→ **WHAT TO DO**
Take the lines from the beginning of the data below through the line holding "(0,0) rectangle (1646,881);" and return exactly those.

→ **RAW DATA**

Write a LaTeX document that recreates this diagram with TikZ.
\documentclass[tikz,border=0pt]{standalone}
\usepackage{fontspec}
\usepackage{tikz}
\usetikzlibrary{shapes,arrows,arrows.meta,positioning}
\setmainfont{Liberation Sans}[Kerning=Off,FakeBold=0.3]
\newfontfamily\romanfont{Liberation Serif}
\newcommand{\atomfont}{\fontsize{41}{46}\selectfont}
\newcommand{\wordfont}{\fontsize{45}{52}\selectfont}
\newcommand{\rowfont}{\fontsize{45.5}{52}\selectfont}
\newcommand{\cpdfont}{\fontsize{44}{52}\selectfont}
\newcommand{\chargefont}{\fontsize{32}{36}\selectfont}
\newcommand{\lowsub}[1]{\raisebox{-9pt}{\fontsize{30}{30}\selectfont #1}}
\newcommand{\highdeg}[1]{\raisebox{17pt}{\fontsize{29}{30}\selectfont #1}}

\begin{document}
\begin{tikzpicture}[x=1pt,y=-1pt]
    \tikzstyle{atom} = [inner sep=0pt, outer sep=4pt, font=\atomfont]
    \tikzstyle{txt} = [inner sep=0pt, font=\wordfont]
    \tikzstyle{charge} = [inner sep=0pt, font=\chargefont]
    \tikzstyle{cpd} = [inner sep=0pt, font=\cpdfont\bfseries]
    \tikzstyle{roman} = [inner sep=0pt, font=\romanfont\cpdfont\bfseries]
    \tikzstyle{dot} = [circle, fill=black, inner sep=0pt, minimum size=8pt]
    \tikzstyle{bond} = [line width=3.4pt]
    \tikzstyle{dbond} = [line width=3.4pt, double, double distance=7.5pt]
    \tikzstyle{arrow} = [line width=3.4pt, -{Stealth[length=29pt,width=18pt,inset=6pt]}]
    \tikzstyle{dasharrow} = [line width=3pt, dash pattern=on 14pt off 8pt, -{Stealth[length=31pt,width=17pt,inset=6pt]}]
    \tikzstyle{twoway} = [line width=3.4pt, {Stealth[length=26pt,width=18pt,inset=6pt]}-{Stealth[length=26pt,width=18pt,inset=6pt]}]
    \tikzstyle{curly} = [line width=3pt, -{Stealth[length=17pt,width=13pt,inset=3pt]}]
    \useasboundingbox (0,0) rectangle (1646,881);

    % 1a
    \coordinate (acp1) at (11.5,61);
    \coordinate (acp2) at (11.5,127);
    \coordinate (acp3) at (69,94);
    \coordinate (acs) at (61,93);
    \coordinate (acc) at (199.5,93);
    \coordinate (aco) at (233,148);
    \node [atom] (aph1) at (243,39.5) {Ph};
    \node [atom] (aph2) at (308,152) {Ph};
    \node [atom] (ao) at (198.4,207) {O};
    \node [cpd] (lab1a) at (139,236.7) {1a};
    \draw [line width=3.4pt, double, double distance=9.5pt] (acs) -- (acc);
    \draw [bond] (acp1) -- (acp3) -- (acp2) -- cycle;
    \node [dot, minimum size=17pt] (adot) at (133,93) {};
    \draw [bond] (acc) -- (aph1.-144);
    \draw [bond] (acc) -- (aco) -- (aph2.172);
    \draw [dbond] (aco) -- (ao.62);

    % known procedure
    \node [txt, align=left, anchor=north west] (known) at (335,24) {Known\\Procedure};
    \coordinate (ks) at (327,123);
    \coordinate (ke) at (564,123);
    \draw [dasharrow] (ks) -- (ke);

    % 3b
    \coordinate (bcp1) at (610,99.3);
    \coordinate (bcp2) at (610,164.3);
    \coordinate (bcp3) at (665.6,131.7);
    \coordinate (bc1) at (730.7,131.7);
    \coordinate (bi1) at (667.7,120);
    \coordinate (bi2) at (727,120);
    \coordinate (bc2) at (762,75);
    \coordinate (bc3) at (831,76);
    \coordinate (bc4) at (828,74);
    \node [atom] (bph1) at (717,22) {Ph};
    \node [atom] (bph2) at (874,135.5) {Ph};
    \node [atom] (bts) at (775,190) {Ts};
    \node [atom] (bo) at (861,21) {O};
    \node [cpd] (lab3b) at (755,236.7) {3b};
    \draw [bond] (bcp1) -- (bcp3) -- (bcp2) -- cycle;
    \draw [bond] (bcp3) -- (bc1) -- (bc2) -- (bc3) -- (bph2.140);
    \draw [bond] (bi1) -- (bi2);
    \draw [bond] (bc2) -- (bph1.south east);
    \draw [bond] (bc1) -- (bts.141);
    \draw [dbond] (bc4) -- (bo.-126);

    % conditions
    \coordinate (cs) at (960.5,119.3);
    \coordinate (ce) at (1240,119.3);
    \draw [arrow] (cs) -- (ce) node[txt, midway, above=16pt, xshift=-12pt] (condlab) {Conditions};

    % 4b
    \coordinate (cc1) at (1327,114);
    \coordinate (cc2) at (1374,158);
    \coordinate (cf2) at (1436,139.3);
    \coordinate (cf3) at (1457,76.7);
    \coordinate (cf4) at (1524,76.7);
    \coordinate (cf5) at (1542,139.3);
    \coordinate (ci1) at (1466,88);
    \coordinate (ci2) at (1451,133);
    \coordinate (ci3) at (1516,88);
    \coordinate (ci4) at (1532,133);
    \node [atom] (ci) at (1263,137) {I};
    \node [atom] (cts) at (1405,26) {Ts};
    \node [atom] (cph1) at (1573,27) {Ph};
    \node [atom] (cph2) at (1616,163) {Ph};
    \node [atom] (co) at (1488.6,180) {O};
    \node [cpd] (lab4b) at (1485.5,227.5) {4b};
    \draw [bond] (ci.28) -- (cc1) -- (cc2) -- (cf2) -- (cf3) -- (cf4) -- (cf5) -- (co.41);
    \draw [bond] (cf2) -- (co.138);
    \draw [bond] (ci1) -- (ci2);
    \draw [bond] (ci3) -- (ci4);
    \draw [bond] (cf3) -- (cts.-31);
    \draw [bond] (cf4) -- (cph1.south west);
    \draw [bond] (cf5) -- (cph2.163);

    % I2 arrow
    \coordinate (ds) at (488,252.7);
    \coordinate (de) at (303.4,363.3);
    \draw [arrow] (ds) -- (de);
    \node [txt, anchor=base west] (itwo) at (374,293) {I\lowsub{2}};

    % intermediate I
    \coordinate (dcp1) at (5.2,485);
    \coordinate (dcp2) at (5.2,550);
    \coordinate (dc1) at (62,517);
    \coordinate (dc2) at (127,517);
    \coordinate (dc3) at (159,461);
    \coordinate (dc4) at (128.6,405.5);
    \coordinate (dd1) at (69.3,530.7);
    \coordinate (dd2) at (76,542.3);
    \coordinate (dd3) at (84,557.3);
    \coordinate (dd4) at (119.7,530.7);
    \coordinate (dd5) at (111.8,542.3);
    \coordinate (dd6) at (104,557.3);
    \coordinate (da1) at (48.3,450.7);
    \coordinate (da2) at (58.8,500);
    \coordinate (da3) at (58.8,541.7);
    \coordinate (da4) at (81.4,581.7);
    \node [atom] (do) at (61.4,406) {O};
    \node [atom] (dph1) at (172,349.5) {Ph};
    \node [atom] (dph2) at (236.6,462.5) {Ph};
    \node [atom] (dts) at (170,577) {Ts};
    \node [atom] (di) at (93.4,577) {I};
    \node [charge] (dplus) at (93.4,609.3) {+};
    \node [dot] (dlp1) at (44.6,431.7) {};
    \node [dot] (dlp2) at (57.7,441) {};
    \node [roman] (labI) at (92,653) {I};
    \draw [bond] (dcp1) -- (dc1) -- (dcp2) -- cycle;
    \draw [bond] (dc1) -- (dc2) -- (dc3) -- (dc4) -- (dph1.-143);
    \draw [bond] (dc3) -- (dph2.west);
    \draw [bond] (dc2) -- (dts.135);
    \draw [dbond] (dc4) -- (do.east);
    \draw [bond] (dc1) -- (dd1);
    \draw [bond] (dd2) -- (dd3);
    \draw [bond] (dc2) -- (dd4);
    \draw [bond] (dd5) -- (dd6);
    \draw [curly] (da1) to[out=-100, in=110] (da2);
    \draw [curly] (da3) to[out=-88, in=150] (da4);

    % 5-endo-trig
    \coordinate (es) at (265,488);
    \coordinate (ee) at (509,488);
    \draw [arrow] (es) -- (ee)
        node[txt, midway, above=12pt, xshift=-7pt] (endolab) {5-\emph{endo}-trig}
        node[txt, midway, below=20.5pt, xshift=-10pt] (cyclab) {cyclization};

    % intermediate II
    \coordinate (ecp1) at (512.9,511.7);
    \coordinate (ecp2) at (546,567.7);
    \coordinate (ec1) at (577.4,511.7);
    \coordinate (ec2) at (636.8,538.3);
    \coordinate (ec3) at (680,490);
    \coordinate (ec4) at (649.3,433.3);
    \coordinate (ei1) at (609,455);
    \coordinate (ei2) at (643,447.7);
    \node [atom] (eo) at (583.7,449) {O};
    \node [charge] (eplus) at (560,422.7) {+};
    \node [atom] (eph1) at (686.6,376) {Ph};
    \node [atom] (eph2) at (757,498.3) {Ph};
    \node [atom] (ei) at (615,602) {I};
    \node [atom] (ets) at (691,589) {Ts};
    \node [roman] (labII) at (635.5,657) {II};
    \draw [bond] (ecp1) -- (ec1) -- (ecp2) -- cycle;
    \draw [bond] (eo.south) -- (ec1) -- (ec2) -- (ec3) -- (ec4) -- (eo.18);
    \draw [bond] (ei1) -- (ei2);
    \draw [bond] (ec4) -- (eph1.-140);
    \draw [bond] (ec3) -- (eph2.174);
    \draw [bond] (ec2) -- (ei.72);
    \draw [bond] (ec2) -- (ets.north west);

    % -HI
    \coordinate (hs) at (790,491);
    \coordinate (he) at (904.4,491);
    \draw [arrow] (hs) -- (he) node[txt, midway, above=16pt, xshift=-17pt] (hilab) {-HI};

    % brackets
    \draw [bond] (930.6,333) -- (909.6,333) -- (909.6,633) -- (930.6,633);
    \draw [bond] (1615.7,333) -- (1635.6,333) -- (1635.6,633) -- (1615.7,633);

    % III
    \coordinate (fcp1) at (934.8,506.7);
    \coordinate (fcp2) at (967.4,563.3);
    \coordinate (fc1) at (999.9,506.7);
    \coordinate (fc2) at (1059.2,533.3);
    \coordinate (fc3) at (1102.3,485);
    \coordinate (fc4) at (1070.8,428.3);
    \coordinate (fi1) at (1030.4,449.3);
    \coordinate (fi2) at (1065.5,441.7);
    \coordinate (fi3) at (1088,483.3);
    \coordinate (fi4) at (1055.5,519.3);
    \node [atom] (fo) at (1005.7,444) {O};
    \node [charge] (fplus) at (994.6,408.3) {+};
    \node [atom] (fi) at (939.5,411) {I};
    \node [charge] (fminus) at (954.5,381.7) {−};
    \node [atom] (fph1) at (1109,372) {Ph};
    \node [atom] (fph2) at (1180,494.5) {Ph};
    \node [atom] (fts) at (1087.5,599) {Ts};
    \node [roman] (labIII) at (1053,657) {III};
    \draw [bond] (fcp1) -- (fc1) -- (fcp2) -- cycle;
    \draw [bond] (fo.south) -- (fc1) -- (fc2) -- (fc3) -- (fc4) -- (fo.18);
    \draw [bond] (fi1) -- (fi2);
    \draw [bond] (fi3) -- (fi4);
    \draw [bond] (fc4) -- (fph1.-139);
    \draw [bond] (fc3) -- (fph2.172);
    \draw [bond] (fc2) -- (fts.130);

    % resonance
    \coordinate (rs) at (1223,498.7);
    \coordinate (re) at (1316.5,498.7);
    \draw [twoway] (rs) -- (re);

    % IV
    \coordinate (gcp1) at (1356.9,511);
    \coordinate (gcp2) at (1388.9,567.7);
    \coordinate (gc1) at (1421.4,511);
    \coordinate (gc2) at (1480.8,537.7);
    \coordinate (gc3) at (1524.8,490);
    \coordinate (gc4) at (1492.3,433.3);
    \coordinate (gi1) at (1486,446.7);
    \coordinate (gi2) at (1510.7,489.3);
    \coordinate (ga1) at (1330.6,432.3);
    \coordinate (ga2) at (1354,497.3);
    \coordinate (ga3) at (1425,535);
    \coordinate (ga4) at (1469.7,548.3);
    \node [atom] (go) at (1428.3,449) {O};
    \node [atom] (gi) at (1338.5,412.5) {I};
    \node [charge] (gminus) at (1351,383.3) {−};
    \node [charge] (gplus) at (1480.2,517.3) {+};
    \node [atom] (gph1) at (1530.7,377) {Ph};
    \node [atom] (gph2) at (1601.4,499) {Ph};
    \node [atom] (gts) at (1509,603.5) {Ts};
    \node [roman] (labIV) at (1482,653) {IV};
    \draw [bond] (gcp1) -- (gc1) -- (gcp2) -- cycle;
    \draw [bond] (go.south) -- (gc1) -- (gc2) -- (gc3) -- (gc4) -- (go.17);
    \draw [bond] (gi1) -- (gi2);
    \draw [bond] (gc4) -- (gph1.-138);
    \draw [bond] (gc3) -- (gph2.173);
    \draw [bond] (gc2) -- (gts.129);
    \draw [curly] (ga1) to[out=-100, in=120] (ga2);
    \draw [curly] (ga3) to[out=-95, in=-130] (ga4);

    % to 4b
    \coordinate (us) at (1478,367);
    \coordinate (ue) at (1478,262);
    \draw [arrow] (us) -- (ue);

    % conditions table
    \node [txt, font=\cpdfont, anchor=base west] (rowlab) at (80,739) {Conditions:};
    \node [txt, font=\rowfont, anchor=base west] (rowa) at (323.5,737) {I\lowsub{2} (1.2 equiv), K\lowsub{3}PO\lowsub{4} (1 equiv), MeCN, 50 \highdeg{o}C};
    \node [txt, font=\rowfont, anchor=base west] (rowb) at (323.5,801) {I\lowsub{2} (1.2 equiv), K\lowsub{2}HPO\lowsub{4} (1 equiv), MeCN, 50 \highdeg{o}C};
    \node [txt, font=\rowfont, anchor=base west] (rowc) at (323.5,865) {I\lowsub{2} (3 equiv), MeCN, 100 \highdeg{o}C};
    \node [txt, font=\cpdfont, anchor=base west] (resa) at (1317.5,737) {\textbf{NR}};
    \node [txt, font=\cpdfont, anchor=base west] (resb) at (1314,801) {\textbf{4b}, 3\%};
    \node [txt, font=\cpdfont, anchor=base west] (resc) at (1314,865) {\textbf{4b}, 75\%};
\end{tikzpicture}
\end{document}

→ **OUTPUT OF THE TASK**
Write a LaTeX document that recreates this diagram with TikZ.
\documentclass[tikz,border=0pt]{standalone}
\usepackage{fontspec}
\usepackage{tikz}
\usetikzlibrary{shapes,arrows,arrows.meta,positioning}
\setmainfont{Liberation Sans}[Kerning=Off,FakeBold=0.3]
\newfontfamily\romanfont{Liberation Serif}
\newcommand{\atomfont}{\fontsize{41}{46}\selectfont}
\newcommand{\wordfont}{\fontsize{45}{52}\selectfont}
\newcommand{\rowfont}{\fontsize{45.5}{52}\selectfont}
\newcommand{\cpdfont}{\fontsize{44}{52}\selectfont}
\newcommand{\chargefont}{\fontsize{32}{36}\selectfont}
\newcommand{\lowsub}[1]{\raisebox{-9pt}{\fontsize{30}{30}\selectfont #1}}
\newcommand{\highdeg}[1]{\raisebox{17pt}{\fontsize{29}{30}\selectfont #1}}

\begin{document}
\begin{tikzpicture}[x=1pt,y=-1pt]
    \tikzstyle{atom} = [inner sep=0pt, outer sep=4pt, font=\atomfont]
    \tikzstyle{txt} = [inner sep=0pt, font=\wordfont]
    \tikzstyle{charge} = [inner sep=0pt, font=\chargefont]
    \tikzstyle{cpd} = [inner sep=0pt, font=\cpdfont\bfseries]
    \tikzstyle{roman} = [inner sep=0pt, font=\romanfont\cpdfont\bfseries]
    \tikzstyle{dot} = [circle, fill=black, inner sep=0pt, minimum size=8pt]
    \tikzstyle{bond} = [line width=3.4pt]
    \tikzstyle{dbond} = [line width=3.4pt, double, double distance=7.5pt]
    \tikzstyle{arrow} = [line width=3.4pt, -{Stealth[length=29pt,width=18pt,inset=6pt]}]
    \tikzstyle{dasharrow} = [line width=3pt, dash pattern=on 14pt off 8pt, -{Stealth[length=31pt,width=17pt,inset=6pt]}]
    \tikzstyle{twoway} = [line width=3.4pt, {Stealth[length=26pt,width=18pt,inset=6pt]}-{Stealth[length=26pt,width=18pt,inset=6pt]}]
    \tikzstyle{curly} = [line width=3pt, -{Stealth[length=17pt,width=13pt,inset=3pt]}]
    \useasboundingbox (0,0) rectangle (1646,881);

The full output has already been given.